Of these limited changes to accountability, Merkel said, “If there are no [additional] changes to the accountability section of the contract, moving forward, then we would absolutely have some pretty strong concerns. And we believe that Judge Robart will as well.”
Since 2012, US District Judge James Robart has been managing SPD’s consent decree, which requires reforms to police accountability and use of force. In 2019, Robart ruled the that Seattle was out of compliance with the consent decree after the city approved the most recent contract with SPOG, which failed to incorporate many of the measures that were included in a 2017 police accountability ordinance. In 2023, Robart lifted most of the remaining restrictions from the consent decree, but said SPD still had more work to do on crowd control and accountability.
During negotiations over the contract, which has been stalled for three years, the CPC wrote a letter urging negotiators to fully implement the accountability reforms measures in the 2017 legislation. The letter noted that “the current contract makes it harder to fire an officer for misconduct if that misconduct is … ‘stigmatizing’ to a police officer and makes it harder for them to get another police job.” That provision about officer stigmatization remains in the new contract.
The contract does not go as far in terms of accountability reforms as the Seattle Police Management Association contract, which covers about 80 lieutenants and police captains, and which the city council approved in 2022.
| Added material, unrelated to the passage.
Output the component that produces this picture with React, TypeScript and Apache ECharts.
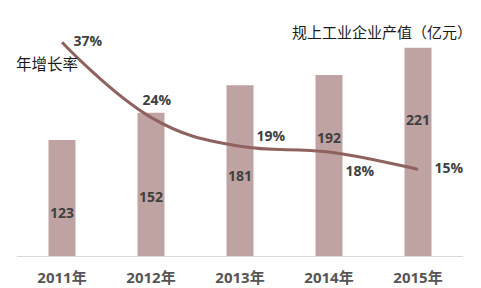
import React, { useEffect, useRef } from "react";
import * as echarts from "echarts";

const categories = ["2011年", "2012年", "2013年", "2014年", "2015年"];
const outputValues = [123, 152, 181, 192, 221];
const growthRates = [37, 24, 19, 18, 15];

const barLabelOffsets = [14, 12, 5, -28, -32];
const rateLabelPos: number[][] = [
  [12, -1],
  [-8, -17],
  [17, -10],
  [17, 19],
  [17, -1],
];

export default function App() {
  const ref = useRef<HTMLDivElement>(null);
  useEffect(() => {
    if (!ref.current) return;
    const chart = echarts.init(ref.current, undefined, { renderer: "svg" });
    const numFont = "'Open Sans', 'DejaVu Sans', sans-serif";
    chart.setOption({
      animation: false,
      backgroundColor: "#ffffff",
      title: [
        {
          text: "规上工业企业产值（亿元）",
          left: 287,
          top: 19,
          textStyle: {
            fontFamily: "'Noto Sans CJK SC', sans-serif",
            fontSize: 15,
            fontWeight: "normal",
            color: "#1a1a1a",
          },
        },
        {
          text: "年增长率",
          left: 11,
          top: 50,
          textStyle: {
            fontFamily: "'Noto Sans CJK SC', sans-serif",
            fontSize: 15.5,
            fontWeight: "normal",
            color: "#1a1a1a",
          },
        },
      ],
      grid: { left: 17.5, right: 18.5, top: 25, bottom: 32, containLabel: false },
      xAxis: {
        type: "category",
        data: categories,
        axisLine: { show: true, lineStyle: { color: "#d9d9d9", width: 1 } },
        axisTick: { show: false },
        axisLabel: {
          margin: 13,
          fontFamily: "'Open Sans', 'Noto Sans CJK SC', sans-serif",
          fontSize: 15,
          fontWeight: "bold",
          color: "#555555",
        },
      },
      yAxis: [
        { type: "value", min: 0, max: 245, show: false, splitLine: { show: false } },
        { type: "value", min: 0, max: 40, show: false, splitLine: { show: false } },
      ],
      series: [
        {
          type: "bar",
          yAxisIndex: 0,
          barWidth: 27,
          itemStyle: { color: "#bfa3a2" },
          data: outputValues.map((v, i) => ({
            value: v,
            label: {
              show: true,
              position: "inside",
              offset: [0, barLabelOffsets[i]],
              fontFamily: numFont,
              fontSize: 14,
              fontWeight: "bold",
              color: "#404040",
            },
          })),
        },
        {
          type: "line",
          yAxisIndex: 1,
          smooth: 0.4,
          symbol: "circle",
          symbolSize: 1,
          showSymbol: true,
          itemStyle: { color: "rgba(0,0,0,0)", borderWidth: 0 },
          lineStyle: { color: "#8f625f", width: 3 },
          labelLayout: { hideOverlap: false },
          data: growthRates.map((v, i) => ({
            value: v,
            label: {
              show: true,
              formatter: "{c}%",
              position: rateLabelPos[i],
              align: "left",
              verticalAlign: "middle",
              fontFamily: numFont,
              fontSize: 14,
              fontWeight: "bold",
              color: "#404040",
            },
          })),
          z: 3,
        },
      ],
    });
    return () => chart.dispose();
  }, []);
  return (
    <div
      ref={ref}
      style={{ position: "fixed", left: 0, top: 0, width: 481, height: 288 }}
    />
  );
}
Harrell spokesman Jamie Housen said in a statement, “The tentative agreement we have reached with the union reflects a commitment to our Charter responsibility to create a safe Seattle. We have focused on building an excellent police service through strong accountability measures and staffing, improving the recruitment and retention of officers through fair wages and benefits, as well as building out a comprehensive public safety response system by increasing options for civilian response.”
City Councilmember Bob Kettle, who chairs the public safety committee, and Council President Sara Nelson did not respond to requests for comment. SPOG also did not respond to a request for comment on the contract.
Council member Tammy Morales, who has sought more police accountability measures in the past, said, “I’m not on the negotiating committee, so this is the first time I’ve seen the contract. Due to confidentiality requirements, I am very limited in what I can say before SPOG votes on this tentative agreement. However, I am reviewing it line-by-line and will have a lot to say when it comes before [the] council.”
“When the last contract passed,” Cheng said, “it was made very clear by Judge Robarts that we were out of compliance due to how the accountability system operates. And [this contract] doesn’t make any fundamental changes to that. So in my mind, I don’t see how this gets us out from under the consent decree.”
The contract also gives officers more generous medical and dental benefits, and adds two more paid holidays – Juneteenth and Indigenous People’s Day.
“Those are two holidays for populations they’ve been biased against in the past,” Cheng noted.